DATA:
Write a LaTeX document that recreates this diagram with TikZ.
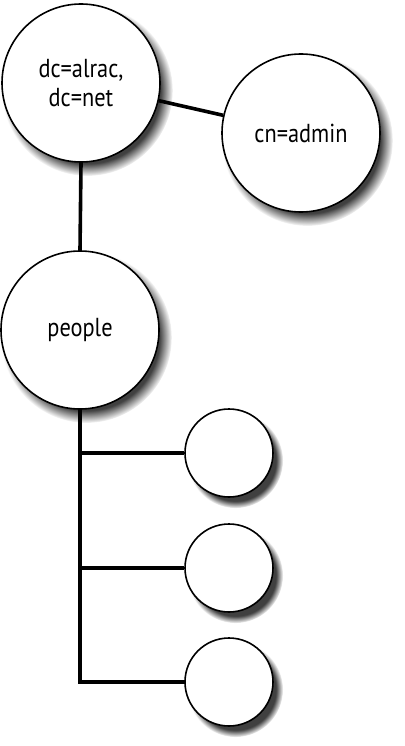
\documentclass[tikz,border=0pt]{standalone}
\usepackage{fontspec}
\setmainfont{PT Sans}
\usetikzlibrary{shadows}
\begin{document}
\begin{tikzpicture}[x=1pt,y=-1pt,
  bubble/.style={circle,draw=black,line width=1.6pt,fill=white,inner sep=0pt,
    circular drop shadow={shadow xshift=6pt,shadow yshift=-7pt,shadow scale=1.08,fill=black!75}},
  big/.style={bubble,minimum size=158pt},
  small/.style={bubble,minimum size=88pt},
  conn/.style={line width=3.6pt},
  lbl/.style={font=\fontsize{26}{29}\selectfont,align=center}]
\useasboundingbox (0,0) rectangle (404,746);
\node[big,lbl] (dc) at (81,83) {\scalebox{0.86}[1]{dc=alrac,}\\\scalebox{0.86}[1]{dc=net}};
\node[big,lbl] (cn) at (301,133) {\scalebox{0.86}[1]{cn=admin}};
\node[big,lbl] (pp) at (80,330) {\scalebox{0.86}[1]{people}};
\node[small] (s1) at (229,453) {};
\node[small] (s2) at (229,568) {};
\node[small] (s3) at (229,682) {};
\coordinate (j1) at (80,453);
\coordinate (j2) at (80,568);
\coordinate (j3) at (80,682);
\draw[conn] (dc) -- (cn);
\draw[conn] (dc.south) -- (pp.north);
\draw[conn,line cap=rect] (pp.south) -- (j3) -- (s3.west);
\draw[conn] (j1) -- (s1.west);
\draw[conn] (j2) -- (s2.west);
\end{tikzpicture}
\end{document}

TASK PROMPT: Repeat the listing in full and exactly. Do not include any images.

ANSWER TO THIS PROBLEM:
Write a LaTeX document that recreates this diagram with TikZ.
\documentclass[tikz,border=0pt]{standalone}
\usepackage{fontspec}
\setmainfont{PT Sans}
\usetikzlibrary{shadows}
\begin{document}
\begin{tikzpicture}[x=1pt,y=-1pt,
  bubble/.style={circle,draw=black,line width=1.6pt,fill=white,inner sep=0pt,
    circular drop shadow={shadow xshift=6pt,shadow yshift=-7pt,shadow scale=1.08,fill=black!75}},
  big/.style={bubble,minimum size=158pt},
  small/.style={bubble,minimum size=88pt},
  conn/.style={line width=3.6pt},
  lbl/.style={font=\fontsize{26}{29}\selectfont,align=center}]
\useasboundingbox (0,0) rectangle (404,746);
\node[big,lbl] (dc) at (81,83) {\scalebox{0.86}[1]{dc=alrac,}\\\scalebox{0.86}[1]{dc=net}};
\node[big,lbl] (cn) at (301,133) {\scalebox{0.86}[1]{cn=admin}};
\node[big,lbl] (pp) at (80,330) {\scalebox{0.86}[1]{people}};
\node[small] (s1) at (229,453) {};
\node[small] (s2) at (229,568) {};
\node[small] (s3) at (229,682) {};
\coordinate (j1) at (80,453);
\coordinate (j2) at (80,568);
\coordinate (j3) at (80,682);
\draw[conn] (dc) -- (cn);
\draw[conn] (dc.south) -- (pp.north);
\draw[conn,line cap=rect] (pp.south) -- (j3) -- (s3.west);
\draw[conn] (j1) -- (s1.west);
\draw[conn] (j2) -- (s2.west);
\end{tikzpicture}
\end{document}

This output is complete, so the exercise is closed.